My love of the outdoors started when I was around eleven and my father, who was a college professor – and had the summers off, bought a camping trailer and we toured the USA for six weeks. The National and State Parks we visited were spectacular and had a large influence on me.  I had a Kodak black and white camera back then and started taking pictures.   When a date was chosen and Earth Day was first established and celebrated in 1970, it happened to be my birthday.

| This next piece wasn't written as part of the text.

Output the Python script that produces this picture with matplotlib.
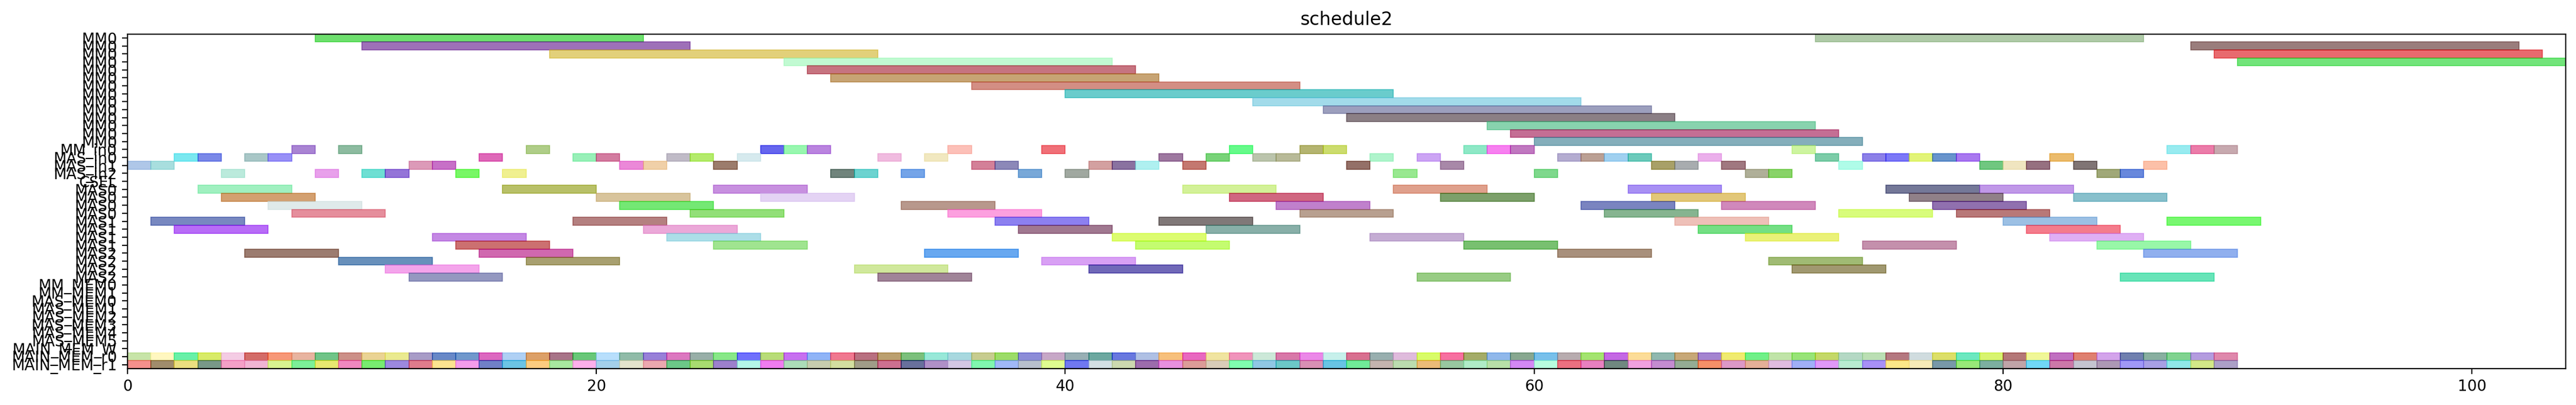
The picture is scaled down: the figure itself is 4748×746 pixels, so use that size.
import matplotlib
matplotlib.use("Agg")
import matplotlib.pyplot as plt
from matplotlib.colors import to_rgb

# row names, top to bottom
row_labels = (
    ["MM0"] * 14
    + ["MM_in0", "MAS_in0", "MAS_in1", "MAS_in2", "CSEL"]
    + ["MAS0"] * 4 + ["MAS1"] * 4 + ["MAS2"] * 4
    + ["MM_MEM0", "MM_MEM1"]
    + ["MAS_MEM0", "MAS_MEM1", "MAS_MEM2", "MAS_MEM3", "MAS_MEM4", "MAS_MEM5"]
    + ["MAIN_MEM_W", "MAIN_MEM_r0", "MAIN_MEM_r1"]
)

# long MM0 jobs
mm_row = [0, 0, 1, 1, 2, 2, 3, 3, 4, 5, 6, 7, 8, 9, 10, 11, 12, 13]
mm_start = [8, 72, 10, 88, 18, 89, 28, 90, 29, 30, 36, 40, 48, 51, 52, 58, 59, 60]
mm_end = [22, 86, 24, 102, 32, 103, 42, 104, 43, 44, 50, 54, 62, 65, 66, 72, 73, 74]

# one-slot jobs on the input rows
in_row = (
    [14] * 18
    + [15] * 30
    + [16] * 24
    + [17] * 17
)
in_start = (
    [7, 9, 17, 27, 28, 29, 35, 39, 47, 50, 51, 57, 58, 59, 71, 87, 88, 89]
    + [2, 3, 5, 6, 15, 19, 20, 23, 24, 26, 32, 34, 44, 46, 48, 49, 53, 55,
       61, 62, 63, 64, 67, 72, 74, 75, 76, 77, 78, 82]
    + [0, 1, 12, 13, 21, 22, 25, 36, 37, 41, 42, 43, 45, 52, 56, 65, 66, 68,
       73, 79, 80, 81, 83, 86]
    + [4, 8, 10, 11, 14, 16, 30, 31, 33, 38, 40, 54, 60, 69, 70, 84, 85]
)

# four-slot jobs on the MAS rows
mas_row = (
    [19] * 8 + [20] * 8 + [21] * 7 + [22] * 7 + [23] * 7 + [24] * 6
    + [25] * 6 + [26] * 6 + [27] * 5 + [28] * 4 + [29] * 4 + [30] * 4
)
mas_start = [
    3, 16, 25, 45, 54, 64, 75, 79,
    4, 20, 27, 47, 56, 65, 76, 83,
    6, 21, 33, 49, 62, 68, 77,
    7, 24, 35, 50, 63, 73, 78,
    1, 19, 37, 44, 66, 80, 87,
    2, 22, 38, 46, 67, 81,
    13, 23, 42, 53, 69, 82,
    14, 25, 43, 57, 74, 84,
    5, 15, 34, 61, 86,
    9, 17, 39, 70,
    11, 31, 41, 71,
    12, 32, 55, 85,
]
mas_end = [
    7, 20, 29, 49, 58, 68, 79, 83,
    8, 24, 31, 51, 60, 69, 80, 87,
    10, 25, 37, 53, 66, 72, 81,
    11, 28, 39, 54, 67, 77, 82,
    5, 23, 41, 48, 70, 84, 91,
    6, 26, 42, 50, 71, 85,
    17, 27, 46, 57, 73, 86,
    18, 29, 47, 61, 78, 88,
    9, 19, 38, 65, 90,
    13, 21, 43, 74,
    15, 35, 45, 75,
    16, 36, 59, 89,
]

# main memory read slots (rows MAIN_MEM_r0 and MAIN_MEM_r1)
mem_start = [
    0, 1, 2, 3, 4, 5, 6, 7, 8, 9, 10, 11, 12, 13, 14, 15, 16, 17, 18, 19,
    20, 21, 22, 23, 24, 25, 26, 27, 28, 29, 30, 31, 32, 33, 34, 35, 36, 37,
    38, 39, 40, 41, 42, 43, 44, 45, 46, 47, 48, 49, 50, 51, 52, 53, 54, 55,
    56, 57, 58, 59, 60, 61, 62, 63, 64, 65, 66, 67, 68, 69, 70, 71, 72, 73,
    74, 75, 76, 77, 78, 79, 80, 81, 82, 83, 84, 85, 86, 87, 88, 89,
]
SLOT = 1

# colours as they look on the white background
mm_color = ["#6ee06e", "#b0cba8", "#9e70b8", "#9a7d7c", "#e2d07a", "#e86a6e",
            "#c2fad2", "#72e47a", "#c67480", "#c8a474", "#d48e84", "#6acccc",
            "#a2dbea", "#9c9fbd", "#8b7f85", "#88d4ae", "#c46e94", "#84aebc"]
in_color = [
    "#a984d4", "#8dbba0", "#b0cd88", "#6666ee", "#98f8b0", "#ba84e0", "#fcc0b8",
    "#f07078", "#66fa8a", "#b4b470", "#ccdc6e", "#8ee8c6", "#f880f0", "#c078c0",
    "#cef4a0", "#98ecf0", "#ec7caa", "#c8aab0",
    "#7ae8f0", "#7a88e8", "#aac8c8", "#9890f8", "#de68b8", "#98f0b8", "#d47ca0",
    "#c0bcc8", "#b4ec6c", "#d6eaee", "#f0bce0", "#f2e8c0", "#9e78a0", "#78d478",
    "#bcc4ac", "#b8ba98", "#b0f4cc", "#cca4f4", "#b4acd0", "#bca094", "#a0d0f0",
    "#6ccabc", "#ecb0ec", "#7ccca8", "#8c80e8", "#7c78f8", "#e2f478", "#6894cc",
    "#aa78f0", "#ecbc6c",
    "#b0c8e8", "#a8dede", "#dc9ab8", "#c870c8", "#ec88d8", "#f0d0a8", "#9c7c6c",
    "#d48098", "#8c88b8", "#d4a0a0", "#8a72a0", "#b0f0f0", "#c47870", "#947068",
    "#a888a8", "#a8a068", "#a8acb0", "#a07880", "#b0fce8", "#70c880", "#f0e6c0",
    "#967080", "#807474", "#fcc0a8",
    "#bceadc", "#e8a0ec", "#6ee0d4", "#9474d8", "#78f860", "#f0f090", "#70847c",
    "#6cd4d0", "#74a4e8", "#78a8d8", "#a0a8a0", "#98e890", "#7ed88c", "#b0b098",
    "#88d468", "#a0a878", "#6888dc",
]
mas_color = [
    "#a0f0c0", "#b8c068", "#c890e0", "#d4f298", "#e0a08c", "#a890f4", "#747898", "#c098e8",
    "#d4a070", "#d8c49c", "#e4d4f4", "#d06080", "#7ca06a", "#e2c878", "#908088", "#88c0cc",
    "#e0eaea", "#74e874", "#b8988c", "#c080cc", "#7a84c0", "#d088bc", "#9070b0",
    "#e68e9c", "#92e078", "#fca0e0", "#b8a090", "#86b490", "#d8fc7c", "#b87878",
    "#7888c0", "#b48080", "#8c80f0", "#807878", "#eec0b8", "#9cc0e4", "#78f870",
    "#b86cf8", "#eca8d8", "#a07890", "#88b0a8", "#74e084", "#f47c8c",
    "#c488e4", "#acdee8", "#dcfc70", "#c4acd4", "#eaf278", "#e0b0f4",
    "#cc7070", "#a0e490", "#c4fc70", "#78c070", "#c490ac", "#98f8a8",
    "#9c7c70", "#d068b0", "#68a8f0", "#a8907c", "#90b0ee",
    "#6890bc", "#a8a070", "#d8a0f4", "#a0bc74",
    "#f4a4ec", "#d0e89c", "#7068b8", "#a09870",
    "#9498c0", "#a08498", "#98cc84", "#68e4b8",
]
r0_color = [
    "#c8e4a8", "#fff8c0", "#68f0a8", "#d8ec68", "#f4cce4", "#d46c68", "#f89878",
    "#e8b4a0", "#70c488", "#cc9088", "#ead494", "#eaea90", "#a89cc8", "#6888c8",
    "#7098cc", "#dc68c0", "#b0d0f4", "#dca068", "#a87488", "#68c878", "#b8e0fc",
    "#90bca8", "#9880d8", "#dc78c0", "#98b0a8", "#88e888", "#7070fc", "#b8dc78",
    "#c870f0", "#90b4f8", "#f07890", "#b87080", "#bca070", "#7cc07c", "#98e8d8",
    "#a8d8e0", "#c8cc90", "#9cdc68", "#8c8cd8", "#c8a8c8", "#98b0b4", "#6ca8a0",
    "#6878e0", "#b0c0e4", "#f8c07c", "#e868c0", "#f0e4a0", "#f094bc", "#cce8d8",
    "#d878a8", "#ec88e8", "#c8f0ec", "#d87090", "#98b0b0", "#e0bcdc", "#d8fc68",
    "#f870a0", "#a4ac68", "#90b8ec", "#88a890", "#78c0ec", "#b8acb0", "#a4e470",
    "#c468e4", "#fcdc98", "#90b8b0", "#c8a878", "#a484d0", "#f0ec70", "#70f088",
    "#c0e4a8", "#98e478", "#c4d868", "#b4d8c4", "#bce0b4", "#b47880", "#d0dce0",
    "#dce068", "#6ce8c0", "#d8f470", "#b47878", "#f0f898", "#c070c0", "#e08070",
    "#d4a4ec", "#7080b0", "#88b0a0", "#80d490", "#b49ce0", "#e088ac",
]
r1_color = [
    "#f4908c", "#a08c6c", "#ece080", "#789888", "#f4a0c8", "#f0b4d4", "#d8f490",
    "#7cf098", "#e8e870", "#f088c0", "#78ec70", "#9c88e0", "#e07c8c", "#fce490",
    "#f49cec", "#7080c8", "#6cc4e4", "#fccc80", "#a8e8a0", "#fcb0ec", "#a4d0ec",
    "#e4e4cc", "#eca8b0", "#6cc888", "#a8dc70", "#9c80cc", "#b4f8e8", "#f07cf0",
    "#acdcb8", "#c8ccb0", "#d4e0a0", "#a09c88", "#cc7090", "#68709c", "#b090c8",
    "#d4c8e4", "#80f8b0", "#a0b8f8", "#b8c0cc", "#e0fc90", "#7078f0", "#d4e0e4",
    "#ccd8b0", "#9c6cac", "#e890e0", "#dc9c98", "#d8ccb8", "#80fcb0", "#90c8e4",
    "#6cc8c8", "#d890b4", "#68c4e4", "#70ec98", "#c4b4b0", "#bcdcb0", "#ecbc78",
    "#98c8a0", "#b0ecc8", "#b8e0a8", "#d488f4", "#b8fce0", "#ec7080", "#e880c0",
    "#708880", "#f0a0e0", "#c48cd0", "#94ac94", "#f49068", "#dc98c8", "#e4b098",
    "#e0bce0", "#a0b0f8", "#e098f8", "#b8ecd0", "#a890f8", "#fce888", "#f8ecb8",
    "#7898a8", "#98e878", "#7cb0a0", "#c0a4a8", "#70d8f8", "#cc78a8", "#c4c4d0",
    "#ac98b4", "#a098f8", "#a8a0e4", "#90e8e8", "#d4e888", "#aca0c8",
]

ALPHA = 0.6


def base_colour(hex_code):
    # undo the alpha blend so the bar looks like the sampled colour
    return tuple(min(1.0, max(0.0, 1 - (1 - c) / ALPHA)) for c in to_rgb(hex_code))


def draw(ax, rows, starts, widths, colours):
    cols = [base_colour(c) for c in colours]
    ax.barh(rows, widths, left=starts, height=1.0, color=cols,
            edgecolor=cols, linewidth=0.6, alpha=ALPHA)


fig = plt.figure(figsize=(23.74, 3.73), dpi=200)
ax = fig.add_axes([0.0495, 0.0898, 0.9465, 0.8262])

draw(ax, mm_row, mm_start, [e - s for s, e in zip(mm_start, mm_end)], mm_color)
draw(ax, in_row, in_start, [SLOT] * len(in_start), in_color)
draw(ax, mas_row, mas_start, [e - s for s, e in zip(mas_start, mas_end)], mas_color)
draw(ax, [40] * len(mem_start), mem_start, [SLOT] * len(mem_start), r0_color)
draw(ax, [41] * len(mem_start), mem_start, [SLOT] * len(mem_start), r1_color)

ax.set_yticks(range(len(row_labels)))
ax.set_yticklabels(row_labels, fontsize=10)
ax.set_ylim(len(row_labels) - 0.5, -0.5)
ax.set_xlim(0, 104)
ax.set_xticks([0, 20, 40, 60, 80, 100])
ax.tick_params(axis="x", labelsize=10)
ax.set_title("schedule2", fontsize=12)

fig.savefig("out.png", dpi=200)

That fact pleased me greatly.

My involvement with the Boy Scouts of America (B.S.A.) honed my love of the outdoors and I joined the Sierra Club in my twenties when I was living in NYC.

Buddy Jenssen at the equator in Kenya.

I nearly always shoot outdoors, although I was trained as a still life photographer, I enjoy the challenges of being outside and stalking large or small wildlife, I consider my images my trophies.

I got involved in professional photography when I left college and worked in Manhattan as a photographer’s assistant. I advanced to shooting still life photography using a large format 8×10 view camera. When I left the studio, I could get freelance jobs on my own doing my own still life and corporate photography, but I was always traveling on my own time to shoot landscapes and wildlife photography between client work.

Many photographers have influenced me over the years, including Ansel Adams, Dennis Stock and Douglas Faulkner to name just a few. I want to chronicle and protect the natural world before it vanishes.

I enjoy street photography as well as wildlife and landscapes. I think the message from my photography will be interpreted differently by all people, which is alright by me. If someone just like the image because they like giraffes, that’s fine. I’d like to show the beauty, grace and strength of nature and help people become aware that we are all interdependant on the natural Earth and must preserve and protect it.